Now upon a perusal of the provisions of Section 6(3) we find that it is specific to the extent that the provisions of the Minimum Wages Act, 1948
shall apply to or in relation to sales promotion employees as they apply to or in relation to employees within the meaning of that Act.
The words ""that Act"" obviously refers to the Minimum Wages Act and if we were to look into the Minimum Wages Act we find the definition of
employees which, for adjudication of this case would be relevant to quote and consider. Section 2(i) of the Minimum Wages Act reads as follows-
-
(i) ""employee"" means any person who is employed for hire or reward to do any work, skilled or unskilled, manual or clerical, in a scheduled
employment in respect of which minimum rates of wages have been fixed; and includes an out-worker to whom any articles or materials are given
out by another person to be made up, cleaned, washed, altered, ornamented, finished, repaired, adapted or otherwise processed for sale for the
purposes of the trade or business of that other person where the process is to be carried out either in the home of the out-worker or in some other
premises not being premises under the control and management of that other person; and also includes an employee declared to be an employee
by the appropriate Government; but does not include any member of the Armed Forces of the (Union).

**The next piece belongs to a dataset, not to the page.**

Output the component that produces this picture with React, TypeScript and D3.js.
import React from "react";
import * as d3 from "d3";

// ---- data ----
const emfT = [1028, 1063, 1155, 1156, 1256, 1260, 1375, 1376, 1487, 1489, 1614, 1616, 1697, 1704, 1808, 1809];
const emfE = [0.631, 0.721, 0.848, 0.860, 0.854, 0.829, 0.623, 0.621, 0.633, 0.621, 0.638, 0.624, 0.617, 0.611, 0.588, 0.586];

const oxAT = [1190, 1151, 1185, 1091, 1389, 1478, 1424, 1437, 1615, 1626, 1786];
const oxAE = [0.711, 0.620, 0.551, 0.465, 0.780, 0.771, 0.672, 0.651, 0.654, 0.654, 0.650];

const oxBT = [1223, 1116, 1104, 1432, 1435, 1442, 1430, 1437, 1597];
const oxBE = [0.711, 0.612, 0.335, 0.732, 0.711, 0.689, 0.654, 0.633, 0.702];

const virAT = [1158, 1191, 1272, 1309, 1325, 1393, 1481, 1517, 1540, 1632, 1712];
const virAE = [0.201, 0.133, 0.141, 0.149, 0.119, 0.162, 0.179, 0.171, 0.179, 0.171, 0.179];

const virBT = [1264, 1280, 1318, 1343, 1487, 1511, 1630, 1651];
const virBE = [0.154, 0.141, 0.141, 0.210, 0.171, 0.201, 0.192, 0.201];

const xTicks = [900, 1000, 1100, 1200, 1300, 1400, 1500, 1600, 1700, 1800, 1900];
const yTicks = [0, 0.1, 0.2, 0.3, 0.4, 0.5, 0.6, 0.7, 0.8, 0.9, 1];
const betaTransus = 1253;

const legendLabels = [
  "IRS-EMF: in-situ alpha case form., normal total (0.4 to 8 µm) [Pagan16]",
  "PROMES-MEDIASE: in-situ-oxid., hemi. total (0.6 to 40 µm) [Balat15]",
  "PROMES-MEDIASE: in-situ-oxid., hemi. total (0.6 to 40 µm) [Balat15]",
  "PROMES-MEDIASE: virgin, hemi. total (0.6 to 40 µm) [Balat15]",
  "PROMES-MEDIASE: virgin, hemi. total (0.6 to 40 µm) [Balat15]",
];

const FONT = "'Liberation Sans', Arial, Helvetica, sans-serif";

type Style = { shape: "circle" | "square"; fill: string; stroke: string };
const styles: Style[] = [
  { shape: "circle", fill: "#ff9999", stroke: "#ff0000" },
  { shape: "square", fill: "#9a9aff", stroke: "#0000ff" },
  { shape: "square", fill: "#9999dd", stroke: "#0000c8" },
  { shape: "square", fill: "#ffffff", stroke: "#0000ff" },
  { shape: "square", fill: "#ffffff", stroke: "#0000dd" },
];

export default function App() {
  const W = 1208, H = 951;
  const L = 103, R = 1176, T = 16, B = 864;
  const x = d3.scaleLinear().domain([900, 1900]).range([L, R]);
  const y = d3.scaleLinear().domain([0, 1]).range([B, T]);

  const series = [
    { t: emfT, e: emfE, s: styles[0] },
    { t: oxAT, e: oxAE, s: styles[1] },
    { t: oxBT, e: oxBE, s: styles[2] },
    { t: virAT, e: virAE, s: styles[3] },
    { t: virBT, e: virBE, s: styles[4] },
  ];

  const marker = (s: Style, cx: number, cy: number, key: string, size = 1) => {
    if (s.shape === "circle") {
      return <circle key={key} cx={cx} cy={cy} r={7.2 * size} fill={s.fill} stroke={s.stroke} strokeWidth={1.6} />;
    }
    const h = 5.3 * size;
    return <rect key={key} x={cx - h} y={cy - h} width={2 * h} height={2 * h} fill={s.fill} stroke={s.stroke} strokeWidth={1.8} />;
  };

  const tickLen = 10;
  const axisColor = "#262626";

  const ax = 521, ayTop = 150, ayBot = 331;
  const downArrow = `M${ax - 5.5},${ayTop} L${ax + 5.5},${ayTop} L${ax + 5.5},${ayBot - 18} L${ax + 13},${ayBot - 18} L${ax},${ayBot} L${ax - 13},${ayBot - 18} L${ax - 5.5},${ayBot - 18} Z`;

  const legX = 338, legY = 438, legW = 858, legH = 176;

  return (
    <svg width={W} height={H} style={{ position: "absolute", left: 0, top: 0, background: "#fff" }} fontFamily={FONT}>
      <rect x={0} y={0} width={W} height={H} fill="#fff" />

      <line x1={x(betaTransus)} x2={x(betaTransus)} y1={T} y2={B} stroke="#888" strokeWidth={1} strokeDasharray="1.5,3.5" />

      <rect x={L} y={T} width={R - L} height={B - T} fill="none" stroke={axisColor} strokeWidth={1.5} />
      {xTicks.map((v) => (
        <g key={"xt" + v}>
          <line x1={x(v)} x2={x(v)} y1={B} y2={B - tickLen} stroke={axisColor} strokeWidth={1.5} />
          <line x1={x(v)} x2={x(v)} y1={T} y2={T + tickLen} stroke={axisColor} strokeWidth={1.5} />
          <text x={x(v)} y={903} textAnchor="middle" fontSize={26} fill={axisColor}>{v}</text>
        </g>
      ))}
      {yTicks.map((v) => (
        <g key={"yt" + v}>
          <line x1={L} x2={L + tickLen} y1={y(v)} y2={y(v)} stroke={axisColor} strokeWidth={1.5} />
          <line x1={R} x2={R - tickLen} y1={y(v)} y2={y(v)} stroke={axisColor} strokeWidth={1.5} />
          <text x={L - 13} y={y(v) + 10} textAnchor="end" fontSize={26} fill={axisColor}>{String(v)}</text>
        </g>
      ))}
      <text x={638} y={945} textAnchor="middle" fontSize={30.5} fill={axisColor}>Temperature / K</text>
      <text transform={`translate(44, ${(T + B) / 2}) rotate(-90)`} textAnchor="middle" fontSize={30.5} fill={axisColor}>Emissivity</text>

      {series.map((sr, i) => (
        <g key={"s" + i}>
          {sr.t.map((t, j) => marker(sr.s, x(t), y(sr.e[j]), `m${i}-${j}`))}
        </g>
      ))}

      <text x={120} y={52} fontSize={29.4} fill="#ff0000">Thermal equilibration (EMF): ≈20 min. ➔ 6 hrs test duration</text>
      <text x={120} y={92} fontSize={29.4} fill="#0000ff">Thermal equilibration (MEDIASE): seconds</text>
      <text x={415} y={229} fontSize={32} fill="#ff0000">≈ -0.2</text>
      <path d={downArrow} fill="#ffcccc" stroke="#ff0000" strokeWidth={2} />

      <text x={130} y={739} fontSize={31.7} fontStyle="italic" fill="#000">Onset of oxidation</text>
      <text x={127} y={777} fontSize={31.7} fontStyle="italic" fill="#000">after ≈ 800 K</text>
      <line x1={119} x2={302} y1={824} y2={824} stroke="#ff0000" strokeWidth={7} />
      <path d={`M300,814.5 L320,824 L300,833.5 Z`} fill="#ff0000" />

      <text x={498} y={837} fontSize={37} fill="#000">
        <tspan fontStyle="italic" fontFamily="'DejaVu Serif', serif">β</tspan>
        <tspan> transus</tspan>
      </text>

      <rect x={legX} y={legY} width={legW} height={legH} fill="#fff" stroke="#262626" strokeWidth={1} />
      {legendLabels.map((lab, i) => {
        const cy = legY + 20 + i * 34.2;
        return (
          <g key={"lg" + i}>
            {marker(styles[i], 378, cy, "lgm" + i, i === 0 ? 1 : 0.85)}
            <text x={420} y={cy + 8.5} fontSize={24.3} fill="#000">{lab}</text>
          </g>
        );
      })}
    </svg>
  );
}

(Emphasis by underlining by this Court)
Upon a perusal of the aforementioned definition, it is evident that an ""employee"" would mean any person who is employed for hire or reward to do
any work, skilled or unskilled, manual or clerical in a scheduled employment in respect of which minimum rates of wages have been fixed. In other
words, the condition precedent for an employee to claim that his employment is covered under the Minimum Wages Act, 1948 must be that his
employment should be a ""scheduled employment"".

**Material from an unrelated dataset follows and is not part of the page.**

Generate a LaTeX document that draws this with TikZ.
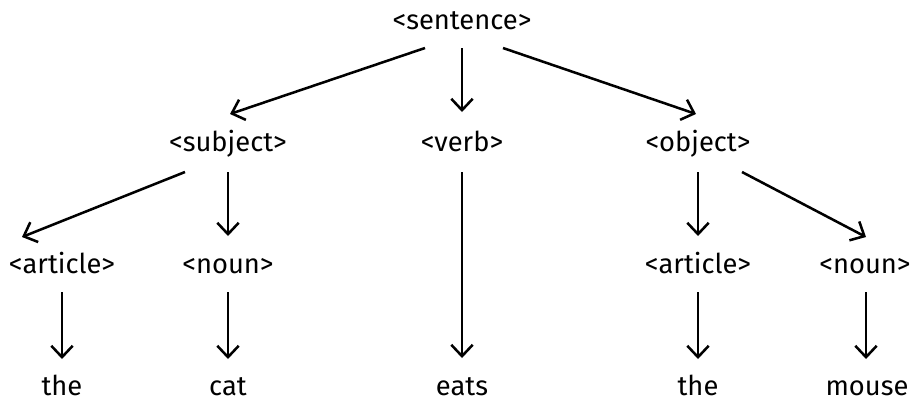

17. This Court has already deliberated on the scope and effect of the words ""scheduled employment"" in the earlier paragraphs but for the sake of
repetition, this Court would like to once again state that upon a perusal of the Schedule, employment under the Drug Manufacturers is not included.
Under these circumstances, neither the Minimum Wages Act can be made applicable nor can the Sales Promotion Employees (Conditions and
Services) Act, 1976 be routinely applied to such employees. They can certainly take benefit under the provisions of the said Sales Promotion Act
only when they become ""employees"" within the meaning of the Minimum Wages Act, 1948 by inclusion of their employment in the Schedule. This
Court therefore is not in a position to appreciate the submissions of the State that since Pharmaceutical Industry is an establishment, therefore they
should be deemed to be employees under the Sales Promotion Act and consequently the provisions of the Minimum Wages Act should be made
applicable to them. Such an argument, in the opinion of this Court, cannot be accepted.

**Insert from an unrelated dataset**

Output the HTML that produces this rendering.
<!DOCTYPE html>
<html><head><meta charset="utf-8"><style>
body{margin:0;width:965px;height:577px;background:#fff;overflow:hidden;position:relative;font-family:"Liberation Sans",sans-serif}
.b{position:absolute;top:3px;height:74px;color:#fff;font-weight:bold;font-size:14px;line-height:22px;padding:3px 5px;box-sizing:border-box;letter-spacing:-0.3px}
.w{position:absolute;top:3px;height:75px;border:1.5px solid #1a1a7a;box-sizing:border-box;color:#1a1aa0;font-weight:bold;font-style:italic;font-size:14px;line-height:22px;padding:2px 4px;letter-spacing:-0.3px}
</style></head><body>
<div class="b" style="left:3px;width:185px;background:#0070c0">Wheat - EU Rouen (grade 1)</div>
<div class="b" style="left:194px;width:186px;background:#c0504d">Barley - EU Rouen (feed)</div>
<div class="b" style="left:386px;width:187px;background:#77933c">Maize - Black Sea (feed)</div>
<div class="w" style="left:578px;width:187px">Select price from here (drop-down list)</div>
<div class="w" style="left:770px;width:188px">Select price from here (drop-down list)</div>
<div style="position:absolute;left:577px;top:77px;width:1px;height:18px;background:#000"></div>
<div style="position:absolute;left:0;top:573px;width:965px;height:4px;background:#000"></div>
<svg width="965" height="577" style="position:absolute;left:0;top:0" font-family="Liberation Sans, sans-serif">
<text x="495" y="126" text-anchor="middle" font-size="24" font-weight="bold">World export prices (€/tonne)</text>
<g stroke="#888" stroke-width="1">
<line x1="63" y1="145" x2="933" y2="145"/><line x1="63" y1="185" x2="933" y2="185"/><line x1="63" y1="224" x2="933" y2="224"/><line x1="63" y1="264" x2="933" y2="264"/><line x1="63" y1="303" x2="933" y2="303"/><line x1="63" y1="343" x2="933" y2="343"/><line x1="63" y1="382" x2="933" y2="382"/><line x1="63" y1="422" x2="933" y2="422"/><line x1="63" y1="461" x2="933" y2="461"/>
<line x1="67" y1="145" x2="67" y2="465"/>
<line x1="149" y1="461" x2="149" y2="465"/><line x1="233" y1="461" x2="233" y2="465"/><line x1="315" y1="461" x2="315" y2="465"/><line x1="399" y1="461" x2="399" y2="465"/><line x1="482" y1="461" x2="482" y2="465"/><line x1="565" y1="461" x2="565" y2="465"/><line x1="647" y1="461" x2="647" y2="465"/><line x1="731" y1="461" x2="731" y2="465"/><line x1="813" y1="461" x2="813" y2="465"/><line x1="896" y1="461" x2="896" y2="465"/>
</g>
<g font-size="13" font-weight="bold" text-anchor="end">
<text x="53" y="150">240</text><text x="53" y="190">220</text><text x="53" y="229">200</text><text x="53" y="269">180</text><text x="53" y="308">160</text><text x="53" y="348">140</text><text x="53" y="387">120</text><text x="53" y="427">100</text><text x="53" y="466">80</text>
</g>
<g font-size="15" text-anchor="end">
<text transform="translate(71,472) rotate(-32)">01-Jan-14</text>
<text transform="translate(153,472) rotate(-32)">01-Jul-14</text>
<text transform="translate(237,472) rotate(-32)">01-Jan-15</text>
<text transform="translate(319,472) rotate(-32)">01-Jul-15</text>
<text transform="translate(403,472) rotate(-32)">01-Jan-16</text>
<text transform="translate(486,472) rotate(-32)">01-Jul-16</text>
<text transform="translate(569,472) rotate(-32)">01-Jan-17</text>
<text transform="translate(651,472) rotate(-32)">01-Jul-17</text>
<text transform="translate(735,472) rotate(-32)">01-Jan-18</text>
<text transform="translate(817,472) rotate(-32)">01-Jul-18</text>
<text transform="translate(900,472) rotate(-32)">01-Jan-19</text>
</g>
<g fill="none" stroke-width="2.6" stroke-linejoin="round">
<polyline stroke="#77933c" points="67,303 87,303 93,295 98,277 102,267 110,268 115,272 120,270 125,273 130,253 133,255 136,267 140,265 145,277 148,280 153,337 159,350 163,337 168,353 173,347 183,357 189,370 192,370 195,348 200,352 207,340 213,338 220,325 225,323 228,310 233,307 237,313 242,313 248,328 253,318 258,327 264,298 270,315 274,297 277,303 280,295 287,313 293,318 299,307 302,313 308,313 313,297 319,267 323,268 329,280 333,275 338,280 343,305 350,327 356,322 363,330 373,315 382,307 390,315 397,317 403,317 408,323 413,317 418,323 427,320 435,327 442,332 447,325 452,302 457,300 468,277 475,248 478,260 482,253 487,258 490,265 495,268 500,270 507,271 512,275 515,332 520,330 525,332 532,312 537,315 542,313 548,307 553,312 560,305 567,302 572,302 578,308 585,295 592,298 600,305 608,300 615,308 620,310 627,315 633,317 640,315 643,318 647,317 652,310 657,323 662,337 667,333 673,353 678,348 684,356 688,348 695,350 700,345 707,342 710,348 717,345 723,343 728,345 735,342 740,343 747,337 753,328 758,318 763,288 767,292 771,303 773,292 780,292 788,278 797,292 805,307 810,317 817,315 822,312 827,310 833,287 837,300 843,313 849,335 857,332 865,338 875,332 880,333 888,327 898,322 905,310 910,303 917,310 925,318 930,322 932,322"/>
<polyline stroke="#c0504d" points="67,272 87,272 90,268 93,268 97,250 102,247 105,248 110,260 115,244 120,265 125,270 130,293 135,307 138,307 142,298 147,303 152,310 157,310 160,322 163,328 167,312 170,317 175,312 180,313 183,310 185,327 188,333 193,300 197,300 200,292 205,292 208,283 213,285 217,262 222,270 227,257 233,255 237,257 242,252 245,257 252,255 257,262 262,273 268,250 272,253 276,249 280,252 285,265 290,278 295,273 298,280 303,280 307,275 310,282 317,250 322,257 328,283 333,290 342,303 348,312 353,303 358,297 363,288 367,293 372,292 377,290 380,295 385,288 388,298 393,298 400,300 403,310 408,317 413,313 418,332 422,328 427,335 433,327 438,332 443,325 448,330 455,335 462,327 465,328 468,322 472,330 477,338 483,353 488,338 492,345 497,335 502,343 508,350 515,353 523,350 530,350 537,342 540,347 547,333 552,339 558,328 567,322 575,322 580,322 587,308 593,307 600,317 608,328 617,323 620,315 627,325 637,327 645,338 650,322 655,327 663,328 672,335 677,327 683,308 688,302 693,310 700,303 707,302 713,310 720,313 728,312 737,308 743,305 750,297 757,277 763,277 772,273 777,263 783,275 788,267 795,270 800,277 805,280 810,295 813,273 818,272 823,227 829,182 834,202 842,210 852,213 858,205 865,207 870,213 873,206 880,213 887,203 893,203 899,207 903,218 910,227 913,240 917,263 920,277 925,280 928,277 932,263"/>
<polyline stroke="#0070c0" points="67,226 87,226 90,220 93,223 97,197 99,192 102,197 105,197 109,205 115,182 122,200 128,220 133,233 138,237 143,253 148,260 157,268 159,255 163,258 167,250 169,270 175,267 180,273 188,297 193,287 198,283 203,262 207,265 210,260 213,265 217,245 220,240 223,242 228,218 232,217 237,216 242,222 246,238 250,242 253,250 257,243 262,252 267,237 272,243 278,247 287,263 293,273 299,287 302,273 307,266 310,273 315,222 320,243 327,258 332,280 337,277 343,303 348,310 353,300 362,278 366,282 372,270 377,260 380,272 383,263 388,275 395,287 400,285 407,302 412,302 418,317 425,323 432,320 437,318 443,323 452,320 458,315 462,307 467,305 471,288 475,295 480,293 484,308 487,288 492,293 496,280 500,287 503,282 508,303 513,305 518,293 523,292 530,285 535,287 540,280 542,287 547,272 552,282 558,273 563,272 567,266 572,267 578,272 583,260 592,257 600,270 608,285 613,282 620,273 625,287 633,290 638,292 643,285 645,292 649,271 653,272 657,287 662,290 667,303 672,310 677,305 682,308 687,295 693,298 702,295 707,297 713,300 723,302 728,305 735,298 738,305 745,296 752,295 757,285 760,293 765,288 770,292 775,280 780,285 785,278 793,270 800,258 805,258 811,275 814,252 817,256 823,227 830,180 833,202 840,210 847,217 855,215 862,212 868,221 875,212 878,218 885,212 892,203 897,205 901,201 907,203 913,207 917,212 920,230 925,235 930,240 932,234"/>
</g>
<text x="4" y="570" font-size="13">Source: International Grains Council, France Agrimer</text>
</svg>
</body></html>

Having thus quashed both the notifications, this Court Allows the said Writ Petitions. They are both Allowed. There shall however, be no Order as
to costs.
This Order however should not be construed to be an Order by which the State Government can be said to be permanently barred from taking
action u/s 27 of the Minimum Wages Act, 1948. They will be at liberty to take action afresh in accordance with law.
Later:
The Court: After the aforementioned judgment was dictated in Court, learned Counsel appearing for the State prayed for stay of this judgment.
Having considered the said prayer and having given my anxious consideration to the facts, circumstances and points involved in these writ petitions,
there is no question of granting any stay of this judgment.
The prayer for stay is, therefore, refused.
Urgent Photostat Certified copy of this order, if applied for, be supplied expeditiously after complying with all necessary legal formalities.